All equity funds are showing negative flows

Jason Goepfert
2020-07-10
Again this week, investors yanked money from equity funds. This is the fourth consecutive week, totaling more than $40 billion in outflows.

What's it going to take for investors to embrace equity funds again?

They're leaving emerging markets funds, overseas funds, and inexplicably even domestic ones. Lipper reported another outflow of more than a billion dollars from all equity funds this week, the 4th consecutive outflow. The total outflow over the four weeks is over $40 billion, ranking among the largest in nearly 20 years. That's quite remarkable given how resilient parts of the equity market have been.

Generally, big outflows are a decent contrary indicator. Below, we can see every date when there were four straight weeks of outflows, totaling at least $10 billion.

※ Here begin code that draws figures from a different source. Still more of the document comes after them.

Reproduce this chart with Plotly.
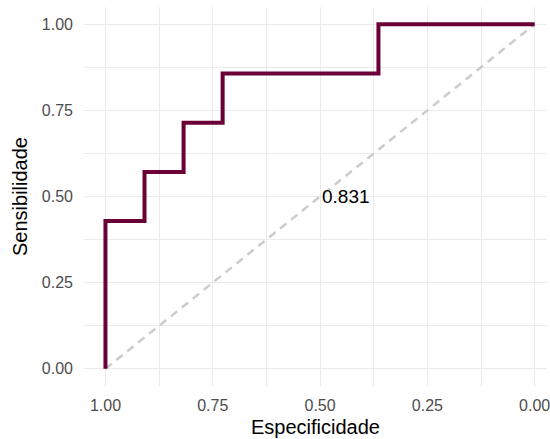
import plotly.graph_objects as go

# ROC curve step coordinates
especificidade = [1.0, 1.0, 0.909, 0.909, 0.818, 0.818, 0.727, 0.727, 0.364, 0.364, 0.0]
sensibilidade = [0.0, 0.429, 0.429, 0.571, 0.571, 0.714, 0.714, 0.857, 0.857, 1.0, 1.0]
auc_label = "0.831"
ref_x = [1.0, 0.0]
ref_y = [0.0, 1.0]
tick_vals = [0.0, 0.25, 0.5, 0.75, 1.0]
tick_text = ["0.00", "0.25", "0.50", "0.75", "1.00"]

fig = go.Figure()
fig.add_trace(go.Scatter(
    x=ref_x, y=ref_y, mode="lines",
    line=dict(color="#cccccc", width=2.5, dash="8px,6px"),
    hoverinfo="skip", showlegend=False,
))
fig.add_trace(go.Scatter(
    x=especificidade, y=sensibilidade, mode="lines",
    line=dict(color="#6B0036", width=4),
    showlegend=False,
))
fig.add_annotation(
    x=0.5, y=0.5, text=auc_label, showarrow=False,
    xanchor="left", yanchor="middle",
    font=dict(size=19, color="black"),
)

grid = "#ebebeb"
axis_common = dict(
    tickvals=tick_vals, ticktext=tick_text,
    showgrid=True, gridcolor=grid, gridwidth=1.2,
    zeroline=False, showline=False, ticks="",
    tickfont=dict(size=16, color="#4d4d4d"),
    ticklabeloverflow="allow",
    minor=dict(dtick=0.125, tick0=0.125, showgrid=True, gridcolor=grid, gridwidth=0.7),
)

fig.update_xaxes(
    **axis_common,
    range=[1.05, -0.0287],
    title=dict(text="Especificidade", font=dict(size=20, color="black"), standoff=6),
    ticklabelstandoff=8,
)
fig.update_yaxes(
    **axis_common,
    range=[-0.05, 1.05],
    title=dict(text="Sensibilidade", font=dict(size=20, color="black"), standoff=8),
    ticklabelstandoff=10,
)

fig.update_layout(
    width=550, height=439,
    margin=dict(l=84, r=0, t=7, b=53),
    paper_bgcolor="white", plot_bgcolor="white",
    font=dict(family="Liberation Sans, Arial, sans-serif"),
)

fig.write_html("out.html")
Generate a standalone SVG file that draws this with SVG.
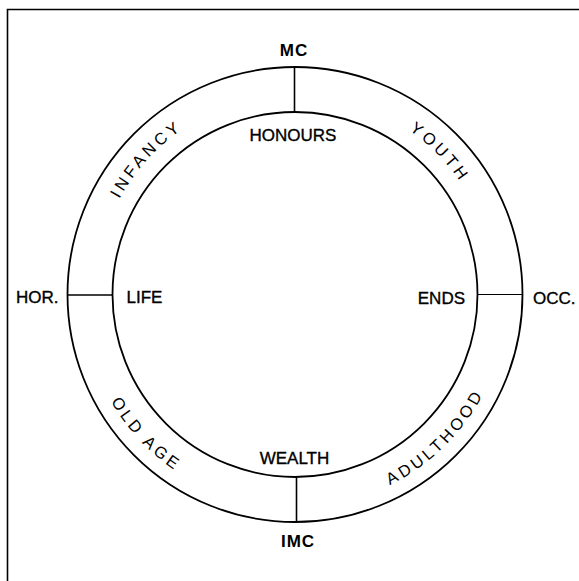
<svg xmlns="http://www.w3.org/2000/svg" width="579" height="581" viewBox="0 0 579 581">
<style>
.ring{fill:none;stroke:#000;stroke-width:1.8}
.spoke{stroke:#000;stroke-width:1.6}
.frame{stroke:#000;stroke-width:1.6;fill:none}
.lbl{font-family:"Liberation Sans",Arial,sans-serif;font-size:17px;fill:#000;stroke:#000;stroke-width:0.35}
.ax{font-family:"Liberation Sans",Arial,sans-serif;font-size:17px;font-weight:bold;fill:#000;letter-spacing:1px}
.age{font-family:"Liberation Sans",Arial,sans-serif;font-size:16.5px;fill:#000;letter-spacing:3.5px}
</style>
<defs>
<path id="topArc" d="M 95 294.5 A 200 200 0 0 1 495 294.5"/>
<path id="botArc" d="M 82 294.5 A 213 213 0 0 0 508 294.5"/>
</defs>
<g id="frame"><path class="frame" d="M 7.5 581 L 7.5 9.5 L 579 9.5"/></g>
<g id="wheel">
<circle class="ring" cx="295" cy="294.5" r="227.5"/>
<circle class="ring" cx="295" cy="294.5" r="182.5"/>
</g>
<g id="connectors">
<line class="spoke" x1="294.5" y1="67" x2="294.5" y2="112"/>
<line class="spoke" x1="296.5" y1="477" x2="296.5" y2="522"/>
<line class="spoke" x1="67.5" y1="295" x2="112.5" y2="295"/>
<line class="spoke" x1="477.5" y1="294.5" x2="522.5" y2="294.5" style="stroke-width:1.2"/>
</g>
<g id="n-mc"><text class="ax" x="294" y="56" text-anchor="middle">MC</text></g>
<g id="n-imc"><text class="ax" x="298" y="546.5" text-anchor="middle">IMC</text></g>
<g id="n-hor"><text class="lbl" x="16" y="303">HOR.</text></g>
<g id="n-occ"><text class="lbl" x="533" y="304">OCC.</text></g>
<g id="n-honours"><text class="lbl" x="293" y="141" text-anchor="middle">HONOURS</text></g>
<g id="n-wealth"><text class="lbl" x="294.5" y="463.5" text-anchor="middle">WEALTH</text></g>
<g id="n-life"><text class="lbl" x="126.5" y="303">LIFE</text></g>
<g id="n-ends"><text class="lbl" x="465" y="304" text-anchor="end">ENDS</text></g>
<g id="n-infancy"><text class="age" text-anchor="middle"><textPath href="#topArc" startOffset="23.5%">INFANCY</textPath></text></g>
<g id="n-youth"><text class="age" text-anchor="middle"><textPath href="#topArc" startOffset="75.3%">YOUTH</textPath></text></g>
<g id="n-oldage"><text class="age" text-anchor="middle"><textPath href="#botArc" startOffset="24%">OLD AGE</textPath></text></g>
<g id="n-adulthood"><text class="age" text-anchor="middle"><textPath href="#botArc" startOffset="74.7%">ADULTHOOD</textPath></text></g>
</svg>
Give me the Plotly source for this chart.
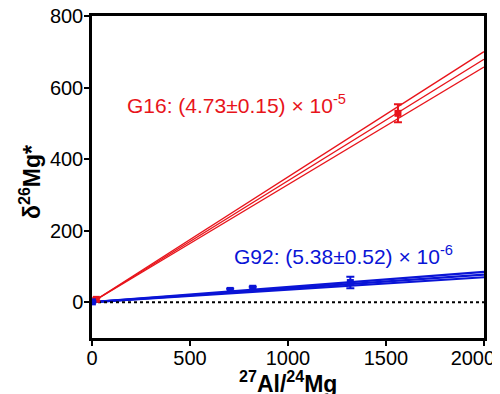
import plotly.graph_objects as go

# Data
x_line = [0, 2000]
g16_slope = 4.73e-5 / 0.13932 * 1000
g16_err = 0.15e-5 / 0.13932 * 1000
g92_slope = 5.38e-6 / 0.13932 * 1000
g92_err = 0.52e-6 / 0.13932 * 1000

g16_x = [22, 1561]
g16_y = [8, 528]
g16_yerr = [4, 25]
g16_xerr = [6, 15]

g92_x = [2, 705, 820, 1318]
g92_y = [1, 33, 39, 55]
g92_yerr = [2, 5, 4, 16]

x_ticks = [0, 500, 1000, 1500, 2000]
x_ticktext = ["0", "500", "1000", "1500", "2000\u2007\u2007"]
y_ticks = [0, 200, 400, 600, 800]

RED = "#e8141b"
BLUE = "#0a14d6"
FONT = "Liberation Sans, Arial"

fig = go.Figure()

for s in [g16_slope - g16_err, g16_slope, g16_slope + g16_err]:
    fig.add_trace(go.Scatter(x=x_line, y=[s * v for v in x_line], mode="lines",
                             line=dict(color=RED, width=1.4), showlegend=False, hoverinfo="skip"))
for s in [g92_slope - g92_err, g92_slope, g92_slope + g92_err]:
    fig.add_trace(go.Scatter(x=x_line, y=[s * v for v in x_line], mode="lines",
                             line=dict(color=BLUE, width=2.2), showlegend=False, hoverinfo="skip"))

fig.add_trace(go.Scatter(x=x_line, y=[0, 0], mode="lines",
                         line=dict(color="black", width=2, dash="dot"), showlegend=False))

fig.add_trace(go.Scatter(x=g16_x, y=g16_y, mode="markers",
                         marker=dict(color=RED, size=7, symbol="square"),
                         error_y=dict(type="data", array=g16_yerr, color=RED, thickness=2, width=4),
                         error_x=dict(type="data", array=g16_xerr, color=RED, thickness=2, width=0),
                         showlegend=False))
fig.add_trace(go.Scatter(x=g92_x, y=g92_y, mode="markers",
                         marker=dict(color=BLUE, size=7, symbol="square"),
                         error_y=dict(type="data", array=g92_yerr, color=BLUE, thickness=2, width=4),
                         showlegend=False))

fig.add_annotation(x=168, y=555, xref="x", yref="y", xanchor="left", yanchor="middle",
                   text="G16: (4.73±0.15) × 10<sup>-5</sup>", showarrow=False,
                   font=dict(family=FONT, size=21, color=RED))
fig.add_annotation(x=714, y=133, xref="x", yref="y", xanchor="left", yanchor="middle",
                   text="G92: (5.38±0.52) × 10<sup>-6</sup>", showarrow=False,
                   font=dict(family=FONT, size=21, color=BLUE))

# Axis titles
fig.add_annotation(x=0.5, y=0, xref="paper", yref="paper", xanchor="center", yanchor="top",
                   yshift=-27,
                   text="<b><sup>27</sup>Al/<sup>24</sup>Mg</b>", showarrow=False,
                   font=dict(family=FONT, size=23, color="black"))
fig.add_annotation(x=0, y=0.5, xref="paper", yref="paper", xanchor="center", yanchor="middle",
                   xshift=-62, yshift=-5, textangle=-90,
                   text="<b>δ<sup>26</sup>Mg*</b>", showarrow=False,
                   font=dict(family=FONT, size=23, color="black"))

fig.update_layout(
    width=492, height=386,
    margin=dict(l=84, r=16, t=8, b=56, autoexpand=False),
    plot_bgcolor="white", paper_bgcolor="white",
    font=dict(family=FONT, size=20, color="black"),
)
fig.update_xaxes(range=[0, 2000], tickvals=x_ticks, ticktext=x_ticktext, showgrid=False, zeroline=False,
                 showline=True, linecolor="black", linewidth=2.5, mirror=True, automargin=False,
                 ticks="outside", ticklen=5, tickwidth=2, tickcolor="black", ticklabelstandoff=-5,
                 ticklabeloverflow="allow")
fig.update_yaxes(range=[-100, 800], tickvals=y_ticks, showgrid=False, zeroline=False,
                 showline=True, linecolor="black", linewidth=2.5, mirror=True, automargin=False,
                 ticks="outside", ticklen=5, tickwidth=2, tickcolor="black", ticklabelstandoff=-3,
                 ticklabeloverflow="allow")

fig.write_html("out.html")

While fund flows don't move perfectly in step with prices, we usually see inflows during rallies and outflows during declines. This year, not so much, and that's a moderately positive sign for stocks over the medium- to long-term.

There are certainly some conflicting data points when it comes to sentiment. We're seeing outflows like this, and insiders are buying. Yet there have also been pockets of historic speculation. Ultimately, these contrasting indicators are washed out in models like Smart and Dumb Money Confidence, where the spread has been hanging around -25%. 

On the Dashboard, we calculate every combination of the two models and show what the S&P's median return over (or under) a random return has been over the next two months given where the models close that day.

With the current levels of the models where they are, the S&P has under-performed a random return by 1.1% over the next couple of months since 1999. So the few positives among the indicators we follow haven't been enough to offset the multitude of negatives.

The most positive aspects of this market have been the thrusts, recoveries, and trend changes that have an almost unblemished record at preceding higher prices over a 6-12 month time frame. It's the short- to medium-term that has been more of an issue since late May.